Ab initio study of aerogen-bonds between some heterocyclic compounds of benzene with the noble gas elements (Ne, Ar, and Kr)

Abstract

Ab initio calculations have been performed to study the complexes between the noble gas elements (Ae = Ne, Ar, Kr) with a series of benzene isoelectronic heterocyclic compounds of benzene, including boraphosphinine (BP), borazine (BN), and alumazine (AlN), at MP2/Aug-CC-pVTZ level of theory. According to the molecular electrostatic potential (MEP) iso-surface of BP, BN, and AlN, the active sites of rings are identified which utilized to predict the relative strength of aerogen···π (Ae···π) interactions as follows: Kr···π > Ar···π > Ne···π/Ae···BP > Ae···BN > Ae···AlN. Then, the equilibrium structures of all the complexes are characterized, and their energetic, geometrical, topological, and molecular orbital descriptors were used to estimate the strength of Ae···π interactions, that are in line with MEP results.
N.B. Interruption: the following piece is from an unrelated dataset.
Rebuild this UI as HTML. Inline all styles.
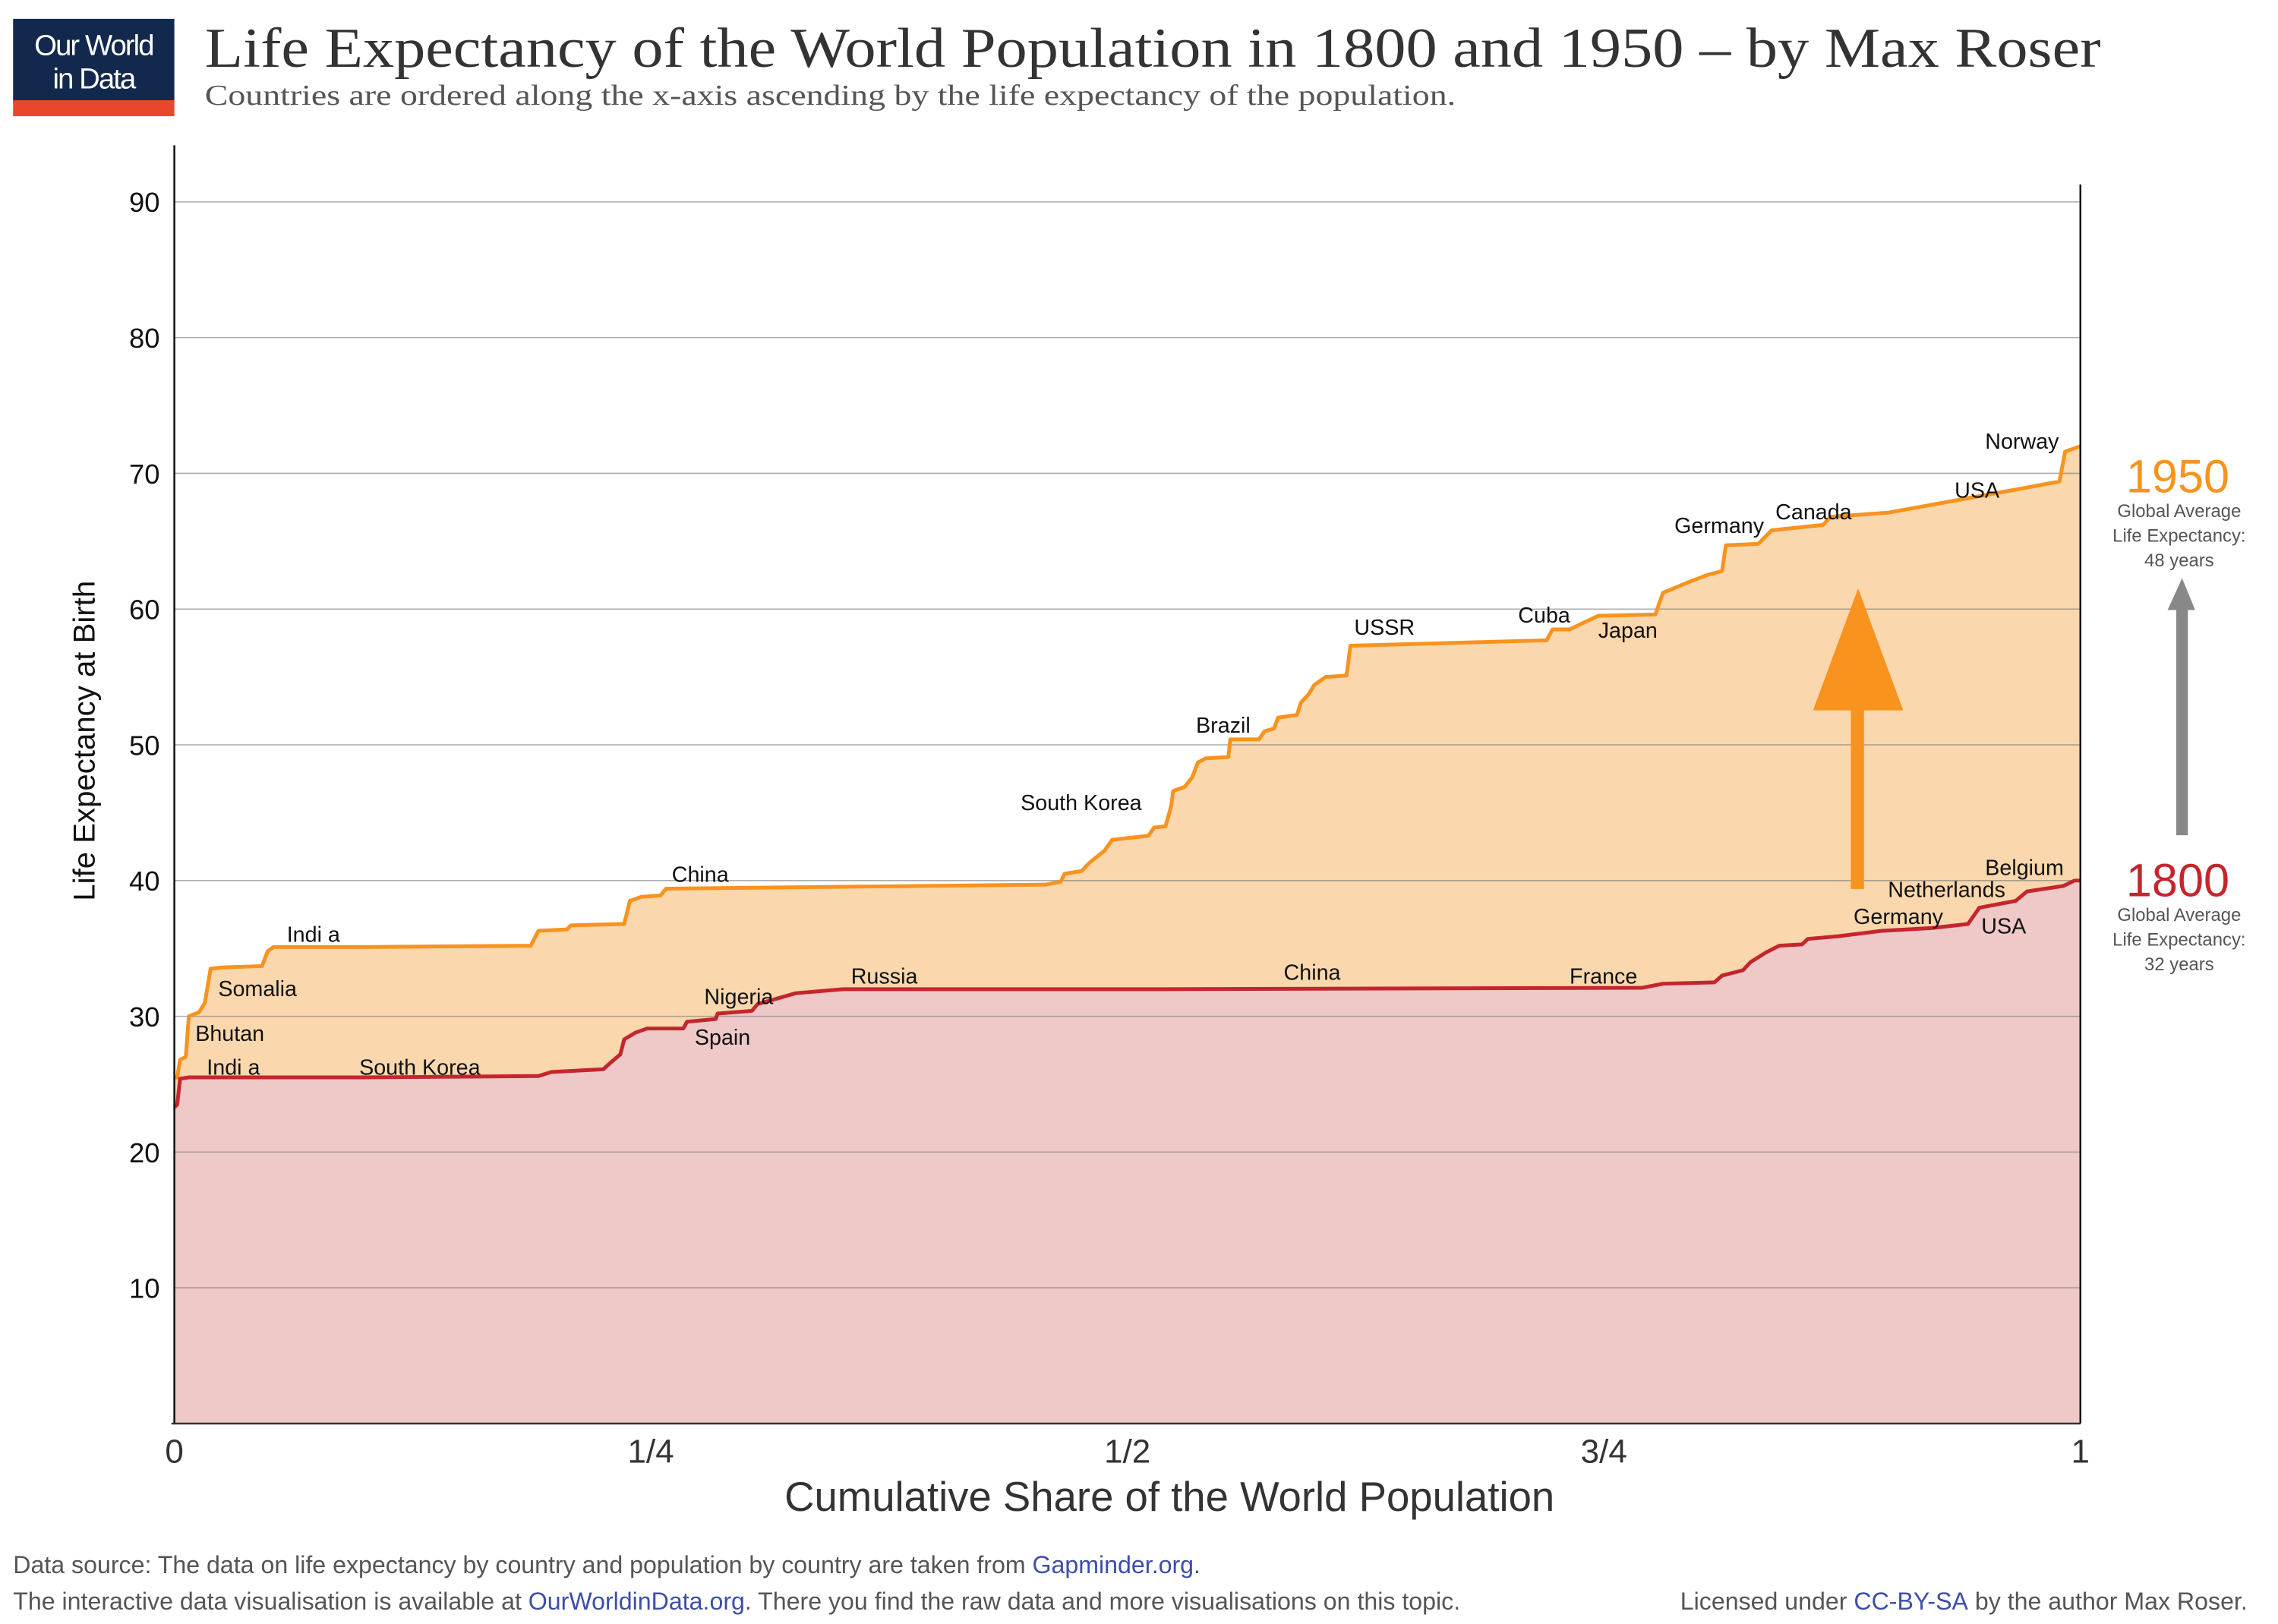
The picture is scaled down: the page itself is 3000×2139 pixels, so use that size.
<!DOCTYPE html>
<html><head><meta charset="utf-8">
<style>
html,body{margin:0;padding:0;background:#fff;}
svg{display:block;}
.lbl{font-family:"Liberation Sans",sans-serif;font-size:15px;fill:#111;}
</style></head>
<body>
<svg id="chart" width="3000" height="2139" viewBox="0 0 1568 1118" xmlns="http://www.w3.org/2000/svg">
  <g>
    <rect x="9" y="13" width="111" height="58" fill="#12294d"/>
    <rect x="9" y="69" width="111" height="11" fill="#e8472b"/>
    <text x="64.5" y="38" text-anchor="middle" font-family="Liberation Sans, sans-serif" font-size="20" fill="#fff" letter-spacing="-1">Our World</text>
    <text x="64.5" y="61" text-anchor="middle" font-family="Liberation Sans, sans-serif" font-size="20" fill="#fff" letter-spacing="-1">in Data</text>
  </g>
  <text x="141" y="46" font-family="Liberation Serif, serif" font-size="39" fill="#333" textLength="1305" lengthAdjust="spacingAndGlyphs">Life Expectancy of the World Population in 1800 and 1950 – by Max Roser</text>
  <text x="141" y="72" font-family="Liberation Serif, serif" font-size="20" fill="#555" textLength="861" lengthAdjust="spacingAndGlyphs">Countries are ordered along the x-axis ascending by the life expectancy of the population.</text>

  <g id="fills"></g>
  <g id="grid"></g>
  <g id="lines"></g>
  <g id="axes"></g>
  <g id="annot"></g>

  <g>
    <rect x="1274" y="486" width="9" height="126" fill="#f7931e"/>
    <polygon points="1248,489 1310,489 1279,405" fill="#f7931e"/>
  </g>
  <g font-family="Liberation Sans, sans-serif" text-anchor="middle">
    <text x="1499" y="339" font-size="32" fill="#f7931e">1950</text>
    <text x="1500" y="356" font-size="12.5" fill="#555">Global Average</text>
    <text x="1500" y="373" font-size="12.5" fill="#555">Life Expectancy:</text>
    <text x="1500" y="390" font-size="12.5" fill="#555">48 years</text>
    <rect x="1498" y="415" width="8" height="160" fill="#888"/>
    <polygon points="1492,420 1511,420 1502,398" fill="#888"/>
    <text x="1499" y="617" font-size="32" fill="#c4262e">1800</text>
    <text x="1500" y="634" font-size="12.5" fill="#555">Global Average</text>
    <text x="1500" y="651" font-size="12.5" fill="#555">Life Expectancy:</text>
    <text x="1500" y="668" font-size="12.5" fill="#555">32 years</text>
  </g>

  <text transform="translate(65,510) rotate(-90)" text-anchor="middle" font-family="Liberation Sans, sans-serif" font-size="21" fill="#111">Life Expectancy at Birth</text>
  <text x="805" y="1040" text-anchor="middle" font-family="Liberation Sans, sans-serif" font-size="28.5" fill="#333">Cumulative Share of the World Population</text>

  <g font-family="Liberation Sans, sans-serif" font-size="16.8" fill="#555">
    <text x="9" y="1083">Data source: The data on life expectancy by country and population by country are taken from <tspan fill="#3d4ea8">Gapminder.org</tspan>.</text>
    <text x="9" y="1108">The interactive data visualisation is available at <tspan fill="#3d4ea8">OurWorldinData.org</tspan>. There you find the raw data and more visualisations on this topic.</text>
    <text x="1547" y="1108" text-anchor="end">Licensed under <tspan fill="#3d4ea8">CC-BY-SA</tspan> by the author Max Roser.</text>
  </g>
</svg>
<script>
// Data: cumulative share of world population (%) and life expectancy (years)
const share1950 = [0,0.15,0.3,0.6,0.76,1.3,1.6,1.9,2.5,4.6,4.9,5.2,9.9,18.7,19.1,20.6,20.8,23.6,23.9,24.5,25.5,25.8,45.7,46.5,46.7,47.6,48.0,48.8,49.2,51.1,51.4,52.0,52.3,52.4,53.0,53.4,53.7,54.1,55.3,55.4,56.9,57.2,57.7,57.9,58.9,59.1,59.5,59.8,60.4,61.5,61.7,72.0,72.3,73.2,74.7,77.7,78.1,79.3,80.4,81.2,81.4,83.1,83.8,86.5,86.9,89.9,96.6,98.9,99.2,100];
const life1950 = [25.5,25.5,26.8,27,30,30.3,31,33.5,33.6,33.7,34.8,35.1,35.1,35.2,36.3,36.4,36.7,36.8,38.5,38.8,38.9,39.4,39.7,39.9,40.5,40.7,41.3,42.2,43,43.3,43.9,44.0,45.5,46.6,46.9,47.6,48.7,49,49.1,50.4,50.4,51,51.2,52,52.2,53.1,53.7,54.4,55,55.1,57.3,57.7,58.5,58.5,59.5,59.6,61.2,61.9,62.5,62.8,64.7,64.8,65.8,66.2,66.8,67.1,68.8,69.4,71.6,72];
const share1800 = [0,0.15,0.3,0.76,9.9,19.1,19.8,22.5,22.9,23.4,23.6,24.2,24.8,26.7,26.9,28.4,28.5,30.3,30.6,31.6,32.6,35.1,51.8,77.0,78.1,80.8,81.2,82.3,82.7,83.5,84.2,85.4,85.7,87.3,89.6,92.2,94.1,94.7,96.6,97.2,99.1,99.7,100];
const life1800 = [23.3,23.5,25.4,25.5,25.5,25.6,25.9,26.1,26.6,27.2,28.3,28.8,29.1,29.1,29.6,29.8,30.2,30.4,30.9,31.3,31.7,32,32,32.1,32.4,32.5,33,33.4,34,34.7,35.2,35.3,35.7,35.9,36.3,36.5,36.8,38,38.5,39.2,39.6,40,40];
const yTicks = [10,20,30,40,50,60,70,80,90];
const xTickVals = [0,25,50,75,100];
const xTickLabels = ["0","1/4","1/2","3/4","1"];
const labelNames = ["Norway","USA","Canada","Germany","Japan","Cuba","USSR","Brazil","South Korea","China","Indi a","Somalia","Bhutan","Indi a","South Korea","Nigeria","Spain","Russia","China","France","Germany","Netherlands","Belgium","USA"];
const labelShare = [95.0,93.4,84.0,78.7,74.7,70.5,61.9,53.6,44.4,26.1,5.9,2.3,1.1,1.7,9.7,27.8,27.3,35.5,58.2,73.2,88.1,89.9,95.0,94.8];
const labelLife = [71.8,68.2,66.6,65.6,57.9,59.0,58.1,50.9,45.2,39.9,35.5,31.5,28.2,25.7,25.7,30.9,27.9,32.4,32.7,32.4,36.8,38.8,40.4,36.1];

const NS="http://www.w3.org/2000/svg";
const X0=120, X1=1432, Y0=980, YPU=9.345;
const xs = s => X0 + s/100*(X1-X0);
const ys = v => Y0 - v*YPU;
function mk(tag, attrs, parent){const e=document.createElementNS(NS,tag);for(const k in attrs)e.setAttribute(k,attrs[k]);parent.appendChild(e);return e;}
function linePath(sh, lv){return sh.map((s,i)=>(i?'L':'M')+xs(s).toFixed(2)+','+ys(lv[i]).toFixed(2)).join(' ');}
function areaPath(sh, lv){return linePath(sh,lv)+' L'+xs(100)+','+Y0+' L'+xs(0)+','+Y0+' Z';}

const fills=document.getElementById('fills');
const a50=mk('path',{d:areaPath(share1950,life1950),fill:'#fad7ad'},fills);


const a18=mk('path',{d:areaPath(share1800,life1800),fill:'#efc8c8'},fills);



const grid=document.getElementById('grid');
yTicks.forEach(v=>{
  const l=mk('line',{x1:X0,x2:X1,y1:ys(v),y2:ys(v),stroke:'#777','stroke-opacity':0.6,'stroke-width':0.8},grid);
  
  
  const t=mk('text',{x:110,y:ys(v)+7,'text-anchor':'end','font-family':'Liberation Sans, sans-serif','font-size':19,fill:'#111'},grid);
  t.textContent=v;
  
  
});

const lines=document.getElementById('lines');
const l50=mk('path',{d:linePath(share1950,life1950),fill:'none',stroke:'#f7931e','stroke-width':2.6,'stroke-linejoin':'round'},lines);


const l18=mk('path',{d:linePath(share1800,life1800),fill:'none',stroke:'#c4262e','stroke-width':2.6,'stroke-linejoin':'round'},lines);



const axes=document.getElementById('axes');
const ya=mk('line',{x1:X0,x2:X0,y1:100,y2:Y0,stroke:'#111','stroke-width':1.3},axes);


const ra=mk('line',{x1:X1,x2:X1,y1:127,y2:Y0,stroke:'#111','stroke-width':1.3},axes);


const xa=mk('line',{x1:X0-2,x2:X1,y1:Y0,y2:Y0,stroke:'#333','stroke-width':1.3},axes);


xTickVals.forEach((v,i)=>{
  const t=mk('text',{x:xs(v),y:1007,'text-anchor':'middle','font-family':'Liberation Sans, sans-serif','font-size':23,fill:'#333'},axes);
  t.textContent=xTickLabels[i];
  
  
});

const annot=document.getElementById('annot');
labelNames.forEach((n,i)=>{
  const t=mk('text',{x:xs(labelShare[i]),y:ys(labelLife[i]),'text-anchor':'start',class:'lbl'},annot);
  t.textContent=n;
  
  
});
</script>
</body></html>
Energy decomposition analysis reveals that dispersion effects play a vital role in formation of the Ae···π complexes. Furthermore, intermolecular interactions were also investigated with the quantum theory of atoms in molecules (QTAIM) and the non-covalent interactions (NCI) and natural bond orbital’s (NBO) analysis. NBO analysis showed that like the benzene complexes, charge transfers from the noble gas atom to heterocyclic ring have occurred. Finally, the aromaticity of the rings is measured using the well-established indices namely the nucleus independent chemical shift (NICS) and the average two-center index (ATI).